The extent to which advanced technology can be applied to a specific project varies depending on the specific situation, as indicated above. Therefore, revamp projects must be tailor-made from case to case, and where the phased approach is appropriate.

The conventional layout of hydrogen plants, still used in many older plants operating today is shown in Figure 1. The plants comprise feedstock desulphurisation, steam reforming, high and low temperature shift conversion, removal of CO2, and methanation. The overall efficiency in this type of plant is typically around 80 per cent, corresponding to a net energy consumption (after credit for steam export) of around 3.5 Gcal/1000 Nm3 H2.

The reformer furnace is designed for a steam to carbon ratio between 5 and 6. This high ratio is required to obtain sufficiently high purity of the product hydrogen.

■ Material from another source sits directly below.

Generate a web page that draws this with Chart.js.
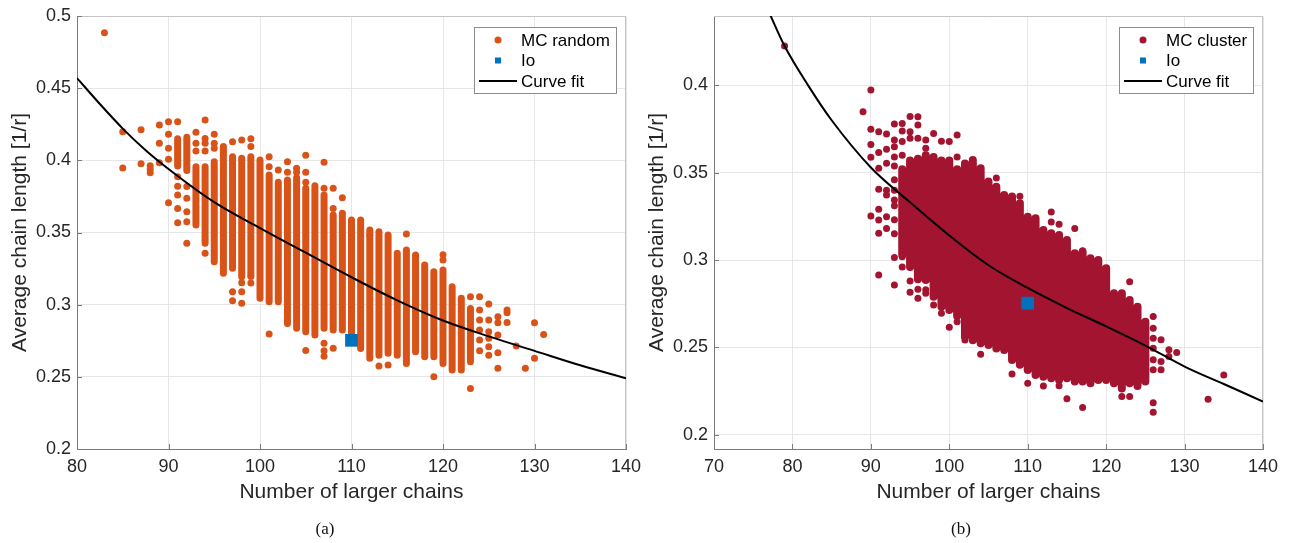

The introduction of Pressure Swing Adsorption (PSA) systems in the 1970s simplified the process layout of hydrogen plants substantially. A typical lay-out of an early version of this lay-out is shown in Figure 2.

The PSA unit removes all impurities in the hydrogen-rich stream, producing a hydrogen product with nearly 100 per cent purity. The unit replaces low temperature shift, CO2 removal unit and methanator. The reformer furnace can now operate at low steam to carbon ratio as residual methane is removed in the PSA unit. Overall plant efficiency is increased to about 90 per cent.

The PSA unit separates the gas with a certain efficiency requiring a slightly larger reformer furnace compared with the conventional lay-out. Downstream units are, however, simplified substantially. The net energy consumption is typically 3.1 Gcal/1000 Nm3 H2. Revamp options provide more efficient desulphurisation of reformer hydrocarbon feed by replacing a possible activated carbon desulphurisation step with a hot zinc oxide adsorption step and by introducing a cobalt/molybdenum hydrodesulphurisation catalyst. This will lead to better performance and longer lifetime of downstream catalysts.